After seeing a recent tweet by Khatsumoto where he says “One can never come to understand native-level material by avoiding it: contact precedes comprehension”, I decided I should weigh in on this. When I’ve suggested reading novels to people, a lot of them are really afraid of the idea. They tell me that they don’t understand enough of the language yet. WELL YA! you haven’t done any reading, of course you don’t understand much yet. I think they have it backwards.
Some people believe that you should have more than 90% understanding of everything before you try to read it, but I think this is nonsense. Even when I barely understand 50% of the words on the page, I’m getting something out of the process of reading and listening to a real novel in whatever language I’m learning. This type of learning cannot be easily counted and quantified; you are learning things not in a clear-cut black-and-white fashion such as “I now know these exact words!”. You are slowly gathering familiarity with many different words.

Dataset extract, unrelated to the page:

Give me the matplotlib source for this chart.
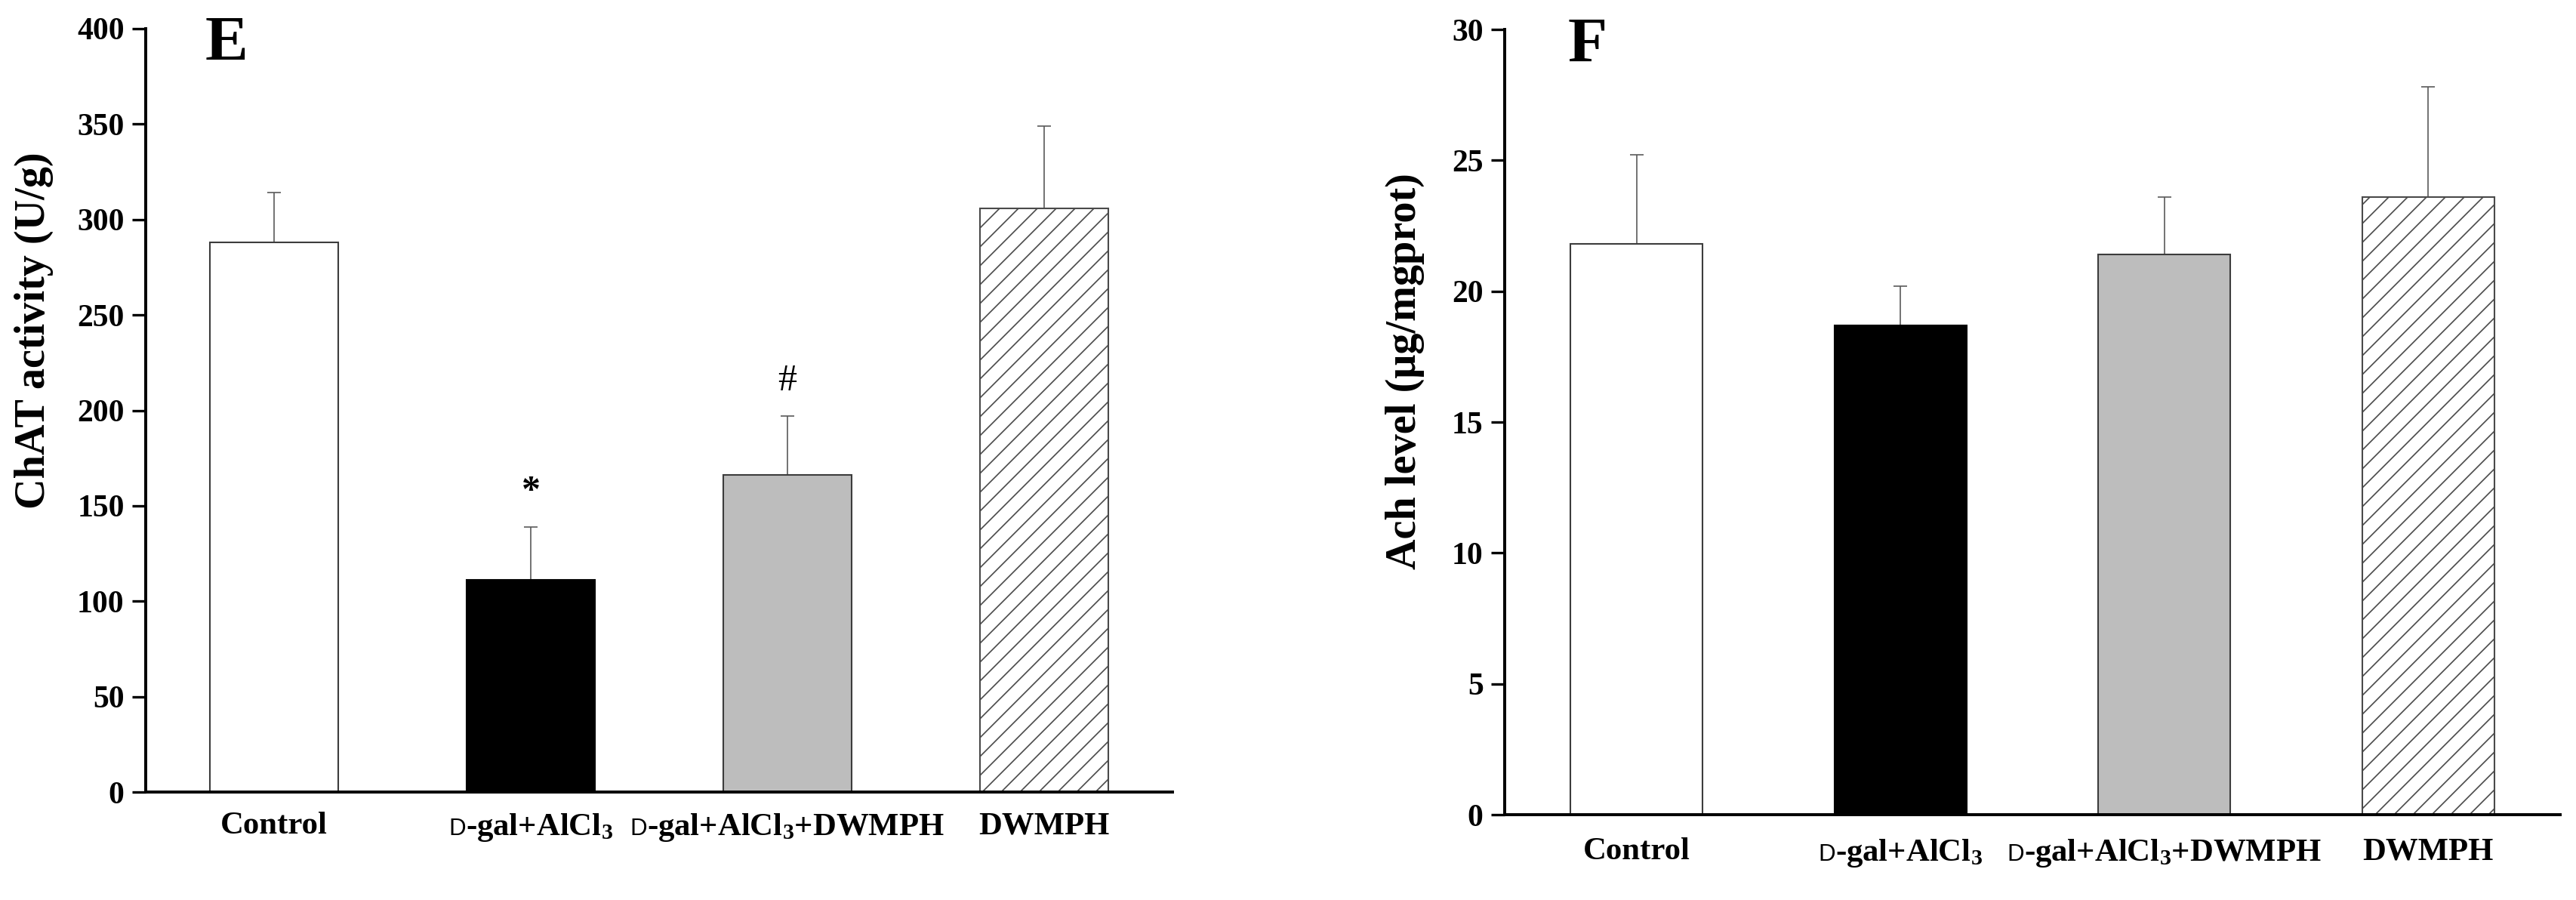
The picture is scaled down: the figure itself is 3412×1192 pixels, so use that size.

In the process, you are also seeing many of the most frequent words over and over and over. These really frequent words (usually quite important to the language) are quite easy to get a sense for, even if you understand very few of the other words in the sentences. A lot of the time, if you can just tell whether certain words are probably a noun or probably a verb or probably an adjective, then that can be enough context to learn more about the usage of some other words around them.
After a week of my ongoing experiment in reading lots of Swedish, I’ve found that I know a surprising amount of words already. I had thought that it would benefit me to go through the 2000 word wordlist that I have kicking around, but lately I’m finding that I just already know a lot of it. A few weeks ago, I’d go through one page of it and add almost every example sentence into Anki, but now I really have to search to find new words that I haven’t seen. I’m also able to guess a lot of them more easily now. I’m just becoming much more familiar with Swedish.
This gives me great confidence that I’ll be able to learn a ton just by reading for the next month. Although I saw drastic improvement in German due to reading, somehow I still have this doubt in my mind that I can just learn huge amounts of a language purely by sitting down every day to enjoy a book. I think this is an argument for spending as much time as possible doing it every day, because then the speed of the improvements is much more noticeable, and that helps your motivation.
Anyway, back to the topic. There’s no point in waiting until you already understand most of a language in order to start reading. You need to get used to the idea early that it is greatly beneficial to read native books no matter what level you are at. Maybe you won’t get that much at the start, but keep going and you’ll see that it moves fast. For simple language like small posts on blogs, I can already read Swedish quite well. I was linked to a bike forum called fixedgear.se and I found that I could quite easily read along with the articles and comments. Sure, I’m still learning a lot of new vocabulary from them, but actually reading and understanding their meaning is no longer difficult. This is an effect purely from reading difficult books like real Swedish-language novels, because I couldn’t do this a few weeks ago.
Don’t wait! Immerse yourself now! Why are you reading my silly English blog? You could be out getting exposed to some awesome content in your target language!